Posted: Nov 28, 2012 3:34 PM

On Sat, 24 Nov 2012 12:41:39 +0100, IV wrote: ...
> IV wrote:
>>>>>> I'm looking for a formula for calculating the number of lattice
>>>>>> paths in a rectangular quadratic integer lattice with given kind
>>>>>> of steps and given numbers of steps of each kind. That means all
>>>>>> lattice paths with n1 steps (1,1), n2 steps (1,2), n3 steps (1,3)
>>>>>> and so on - the numbers n1, n2, n3, ... are given.
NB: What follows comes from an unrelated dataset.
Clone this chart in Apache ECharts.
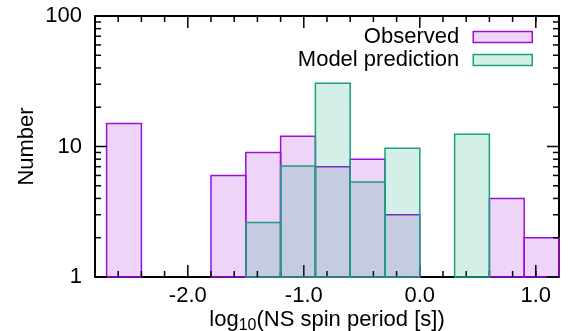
<!DOCTYPE html>
<html>
<head>
<meta charset="utf-8">
<script src="https://cdn.jsdelivr.net/npm/echarts@6/dist/echarts.min.js"></script>
<style>
  html, body { margin: 0; padding: 0; background: #fff; }
  #plot { width: 568px; height: 331px; }
</style>
</head>
<body>
<div id="plot"></div>
<script>
// bins: left edge, right edge (log10 of spin period)
var binLeft  = [-2.7, -1.8, -1.5, -1.2, -0.9, -0.6, -0.3, 0.3, 0.6, 0.9];
var binRight = [-2.4, -1.5, -1.2, -0.9, -0.6, -0.3, 0.0, 0.6, 0.9, 1.2];
var observed = [15, 6, 9, 12, 7, 8, 3, null, 4, 2];
var model    = [null, null, 2.62, 7.1, 30.5, 5.35, 9.7, 12.4, null, null];

var xMajor = [-2, -1, 0, 1];
var xMinor = [-2.6, -2.4, -2.2, -1.8, -1.6, -1.4, -1.2, -0.8, -0.6, -0.4, -0.2,
              0.2, 0.4, 0.6, 0.8, 1.0];
var yMajor = [1, 10, 100];
var yMinor = [2, 3, 4, 5, 6, 7, 8, 9, 20, 30, 40, 50, 60, 70, 80, 90];

var X_MIN = -2.8, X_MAX = 1.2, Y_MIN = 1, Y_MAX = 100;

var FONT = 'Liberation Sans';
var FS = 22;

var obsColor = '#9a10d8';
var obsFill = 'rgba(148,0,211,0.17)';
var modColor = '#1aa07e';
var modFill = 'rgba(0,158,115,0.17)';

function toData(vals) {
  var out = [];
  vals.forEach(function (v, i) {
    if (v != null) out.push([binLeft[i], binRight[i], v]);
  });
  return out;
}

// inside tick marks on all four sides of the frame, as thin filled rects
function frameTicks(api) {
  var out = [];
  var W = 1.5;
  function xTicks(vals, len) {
    vals.forEach(function (v) {
      var b = api.coord([v, Y_MIN]);
      var t = api.coord([v, Y_MAX]);
      out.push({ type: 'rect', shape: { x: b[0] - W / 2, y: b[1] - len, width: W, height: len }, style: { fill: '#000' } });
      out.push({ type: 'rect', shape: { x: t[0] - W / 2, y: t[1], width: W, height: len }, style: { fill: '#000' } });
    });
  }
  function yTicks(vals, len) {
    vals.forEach(function (v) {
      var l = api.coord([X_MIN, v]);
      var r = api.coord([X_MAX, v]);
      out.push({ type: 'rect', shape: { x: l[0], y: l[1] - W / 2, width: len, height: W }, style: { fill: '#000' } });
      out.push({ type: 'rect', shape: { x: r[0] - len, y: r[1] - W / 2, width: len, height: W }, style: { fill: '#000' } });
    });
  }
  xTicks(xMajor, 12);
  xTicks(xMinor, 6);
  yTicks(yMajor, 12);
  yTicks(yMinor, 6);
  return out;
}

function barRender(fill, stroke, withTicks) {
  return function (params, api) {
    var p0 = api.coord([api.value(0), api.value(2)]);
    var p1 = api.coord([api.value(1), Y_MIN]);
    var bar = {
      type: 'rect',
      shape: { x: p0[0], y: p0[1], width: p1[0] - p0[0], height: p1[1] - p0[1] },
      style: { fill: fill, stroke: stroke, lineWidth: 1.5 }
    };
    if (withTicks && params.dataIndex === 0) {
      return { type: 'group', children: [bar].concat(frameTicks(api)) };
    }
    return bar;
  };
}

var axisLineStyle = { show: true, onZero: false, lineStyle: { color: '#000', width: 2 } };

var myChart = echarts.init(document.getElementById('plot'));

var option = {
  animation: false,
  backgroundColor: '#fff',
  grid: { left: 95, right: 9, top: 16, bottom: 54, containLabel: false, outerBoundsMode: 'none' },
  xAxis: [{
    type: 'value', min: X_MIN, max: X_MAX, position: 'bottom',
    axisLine: axisLineStyle,
    axisTick: { show: false },
    axisLabel: {
      customValues: xMajor, margin: 8,
      fontFamily: FONT, fontSize: FS, color: '#000',
      formatter: function (v) { return v.toFixed(1); }
    },
    splitLine: { show: false },
    name: '{a|log}{b|10}{a|(NS spin period [s])}',
    nameLocation: 'middle',
    nameGap: 28,
    nameMoveOverlap: false,
    nameTextStyle: {
      rich: {
        a: { fontFamily: FONT, fontSize: FS, color: '#000', lineHeight: 30 },
        b: { fontFamily: FONT, fontSize: 16, color: '#000', lineHeight: 30, padding: [12, 0, 0, 0] }
      }
    }
  }, {
    type: 'value', min: X_MIN, max: X_MAX, position: 'top',
    axisLine: axisLineStyle, axisTick: { show: false }, axisLabel: { show: false },
    splitLine: { show: false }
  }],
  yAxis: [{
    type: 'log', logBase: 10, min: Y_MIN, max: Y_MAX, position: 'left',
    axisLine: axisLineStyle,
    axisTick: { show: false },
    axisLabel: { customValues: yMajor, margin: 13, fontFamily: FONT, fontSize: FS, color: '#000' },
    splitLine: { show: false },
    name: 'Number',
    nameLocation: 'middle',
    nameRotate: 90,
    nameGap: 57,
    nameMoveOverlap: false,
    nameTextStyle: { fontFamily: FONT, fontSize: FS, color: '#000' }
  }, {
    type: 'log', logBase: 10, min: Y_MIN, max: Y_MAX, position: 'right',
    axisLine: axisLineStyle, axisTick: { show: false }, axisLabel: { show: false },
    splitLine: { show: false }
  }],
  legend: {
    orient: 'vertical',
    right: 35, top: 26, padding: 0,
    align: 'right',
    itemWidth: 59, itemHeight: 11, itemGap: 1,
    textStyle: { fontFamily: FONT, fontSize: FS, color: '#000', padding: [0, 9, 0, 0] },
    data: [
      { name: 'Observed', icon: 'rect', itemStyle: { color: obsFill, borderColor: obsColor, borderWidth: 1.5 } },
      { name: 'Model prediction', icon: 'rect', itemStyle: { color: modFill, borderColor: modColor, borderWidth: 1.5 } }
    ]
  },
  series: [
    {
      name: 'Observed', type: 'custom',
      renderItem: barRender(obsFill, obsColor, false),
      itemStyle: { color: obsFill, borderColor: obsColor },
      encode: { x: [0, 1], y: 2 },
      data: toData(observed)
    },
    {
      name: 'Model prediction', type: 'custom',
      renderItem: barRender(modFill, modColor, true),
      itemStyle: { color: modFill, borderColor: modColor },
      encode: { x: [0, 1], y: 2 },
      data: toData(model)
    }
  ]
};

myChart.setOption(option);
</script>
</body>
</html>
Was this
>>>>>> problem already discussed in the literature?

>
> "My steps (1,y), better: (1,s), mean one move of length 1 in the x-direction
> and one move of length s in the y-direction, s a nonnegative integer."

> Let us look for all the unrestricted lattice paths of the task on the top
> above that begin at the point (0,0) and end at a point (n,k), n and k be
> nonnegative integers. (Without that I have thought about it, I assume: Also
> with no restriction of start point and end point, some statements on the
> lattice paths which are given by the general problem would be possible.)
>
> I wrote: "Their number is m!/(n1!*n2!*...*nm!)." That was a typing error.
> Their number is n!/(n1!*n2!*...*nm!).

That is the number of distinct ways to order the elements of the multiset
P = { 1*n1, 2*n2, 3*n3 ... m*nm}. Let T be the sum of the elements of P,
and let U = sum(n1, n2, ... nm). If a path from (0,0) has n1 steps of
form (1,1), n2 steps of form (1,2), and so forth, in some order, with
each step beginning where the previous step ends, then it is a path
from (0,0) to (U, T), and there are n!/(n1!*n2!*...*nm!) such paths.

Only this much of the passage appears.